* **What you will do**
Retype, please, the listing from its opening line through the line that contains "(fs) at (1174,100)", both included, without the pictures.

** Start **

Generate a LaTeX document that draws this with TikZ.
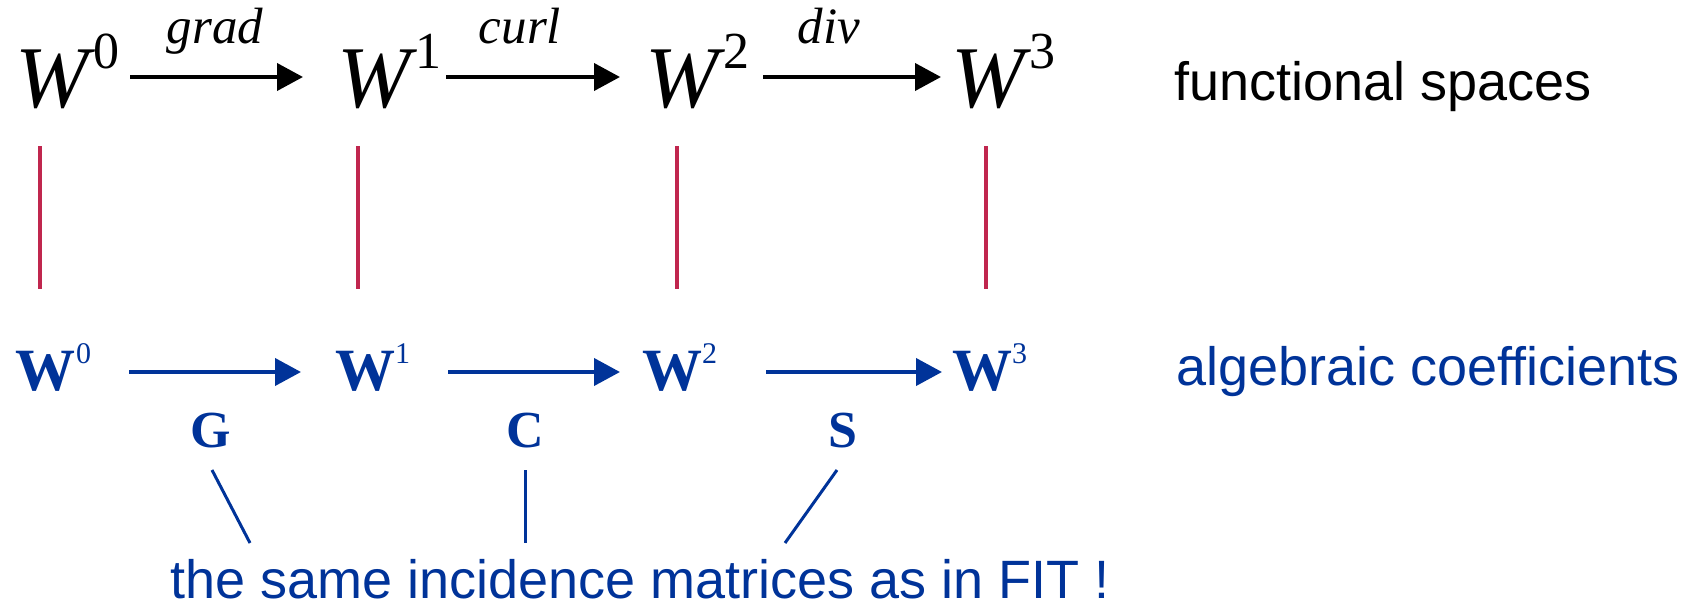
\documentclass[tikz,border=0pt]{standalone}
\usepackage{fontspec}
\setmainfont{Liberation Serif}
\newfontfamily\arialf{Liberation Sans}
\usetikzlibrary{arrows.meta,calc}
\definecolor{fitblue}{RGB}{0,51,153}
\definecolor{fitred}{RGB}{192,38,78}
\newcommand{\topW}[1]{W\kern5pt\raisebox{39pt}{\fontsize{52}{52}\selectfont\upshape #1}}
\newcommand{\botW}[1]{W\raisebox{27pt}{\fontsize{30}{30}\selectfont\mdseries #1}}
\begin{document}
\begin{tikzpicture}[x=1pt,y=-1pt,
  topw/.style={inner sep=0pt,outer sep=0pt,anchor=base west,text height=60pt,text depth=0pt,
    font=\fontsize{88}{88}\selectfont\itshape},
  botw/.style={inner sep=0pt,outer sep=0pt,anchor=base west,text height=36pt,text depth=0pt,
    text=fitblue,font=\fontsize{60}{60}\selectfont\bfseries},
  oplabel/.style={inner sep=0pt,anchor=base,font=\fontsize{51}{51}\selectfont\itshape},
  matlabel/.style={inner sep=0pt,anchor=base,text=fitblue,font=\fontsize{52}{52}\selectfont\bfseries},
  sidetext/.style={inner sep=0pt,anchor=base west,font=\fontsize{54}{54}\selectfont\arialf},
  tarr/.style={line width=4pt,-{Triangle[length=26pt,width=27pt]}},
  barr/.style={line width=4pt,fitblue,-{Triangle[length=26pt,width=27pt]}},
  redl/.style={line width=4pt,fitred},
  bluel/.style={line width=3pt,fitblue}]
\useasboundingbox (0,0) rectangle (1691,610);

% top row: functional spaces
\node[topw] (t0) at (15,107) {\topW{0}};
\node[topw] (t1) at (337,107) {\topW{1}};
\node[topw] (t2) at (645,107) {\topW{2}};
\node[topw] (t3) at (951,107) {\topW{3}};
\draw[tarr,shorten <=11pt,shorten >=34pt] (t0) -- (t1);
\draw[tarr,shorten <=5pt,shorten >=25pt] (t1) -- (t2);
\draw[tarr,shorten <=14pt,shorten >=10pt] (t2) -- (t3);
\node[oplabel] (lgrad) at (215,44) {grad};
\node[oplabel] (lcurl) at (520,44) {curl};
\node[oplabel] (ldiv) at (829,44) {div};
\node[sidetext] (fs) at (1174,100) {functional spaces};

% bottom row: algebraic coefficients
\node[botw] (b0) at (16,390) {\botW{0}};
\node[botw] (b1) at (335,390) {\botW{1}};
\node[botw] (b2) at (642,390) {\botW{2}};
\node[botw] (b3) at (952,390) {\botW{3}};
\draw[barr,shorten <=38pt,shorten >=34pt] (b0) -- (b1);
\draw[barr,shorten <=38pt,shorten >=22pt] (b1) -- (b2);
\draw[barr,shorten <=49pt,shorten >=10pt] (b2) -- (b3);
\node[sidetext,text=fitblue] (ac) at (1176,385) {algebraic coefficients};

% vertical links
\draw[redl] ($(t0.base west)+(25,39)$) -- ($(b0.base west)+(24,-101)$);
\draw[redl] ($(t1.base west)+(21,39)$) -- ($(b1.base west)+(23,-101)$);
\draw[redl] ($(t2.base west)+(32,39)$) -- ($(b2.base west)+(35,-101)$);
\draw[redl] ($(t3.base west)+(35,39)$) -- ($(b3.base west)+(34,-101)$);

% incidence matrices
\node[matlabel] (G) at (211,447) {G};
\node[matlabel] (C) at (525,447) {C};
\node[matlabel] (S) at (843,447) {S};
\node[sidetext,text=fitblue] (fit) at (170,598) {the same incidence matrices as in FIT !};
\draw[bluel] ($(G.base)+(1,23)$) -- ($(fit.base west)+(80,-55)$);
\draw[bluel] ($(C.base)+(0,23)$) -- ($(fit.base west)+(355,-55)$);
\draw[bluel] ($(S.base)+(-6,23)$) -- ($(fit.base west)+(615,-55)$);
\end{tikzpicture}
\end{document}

** End **

* **Output for this task**
Generate a LaTeX document that draws this with TikZ.
\documentclass[tikz,border=0pt]{standalone}
\usepackage{fontspec}
\setmainfont{Liberation Serif}
\newfontfamily\arialf{Liberation Sans}
\usetikzlibrary{arrows.meta,calc}
\definecolor{fitblue}{RGB}{0,51,153}
\definecolor{fitred}{RGB}{192,38,78}
\newcommand{\topW}[1]{W\kern5pt\raisebox{39pt}{\fontsize{52}{52}\selectfont\upshape #1}}
\newcommand{\botW}[1]{W\raisebox{27pt}{\fontsize{30}{30}\selectfont\mdseries #1}}
\begin{document}
\begin{tikzpicture}[x=1pt,y=-1pt,
  topw/.style={inner sep=0pt,outer sep=0pt,anchor=base west,text height=60pt,text depth=0pt,
    font=\fontsize{88}{88}\selectfont\itshape},
  botw/.style={inner sep=0pt,outer sep=0pt,anchor=base west,text height=36pt,text depth=0pt,
    text=fitblue,font=\fontsize{60}{60}\selectfont\bfseries},
  oplabel/.style={inner sep=0pt,anchor=base,font=\fontsize{51}{51}\selectfont\itshape},
  matlabel/.style={inner sep=0pt,anchor=base,text=fitblue,font=\fontsize{52}{52}\selectfont\bfseries},
  sidetext/.style={inner sep=0pt,anchor=base west,font=\fontsize{54}{54}\selectfont\arialf},
  tarr/.style={line width=4pt,-{Triangle[length=26pt,width=27pt]}},
  barr/.style={line width=4pt,fitblue,-{Triangle[length=26pt,width=27pt]}},
  redl/.style={line width=4pt,fitred},
  bluel/.style={line width=3pt,fitblue}]
\useasboundingbox (0,0) rectangle (1691,610);

% top row: functional spaces
\node[topw] (t0) at (15,107) {\topW{0}};
\node[topw] (t1) at (337,107) {\topW{1}};
\node[topw] (t2) at (645,107) {\topW{2}};
\node[topw] (t3) at (951,107) {\topW{3}};
\draw[tarr,shorten <=11pt,shorten >=34pt] (t0) -- (t1);
\draw[tarr,shorten <=5pt,shorten >=25pt] (t1) -- (t2);
\draw[tarr,shorten <=14pt,shorten >=10pt] (t2) -- (t3);
\node[oplabel] (lgrad) at (215,44) {grad};
\node[oplabel] (lcurl) at (520,44) {curl};
\node[oplabel] (ldiv) at (829,44) {div};
\node[sidetext] (fs) at (1174,100) {functional spaces};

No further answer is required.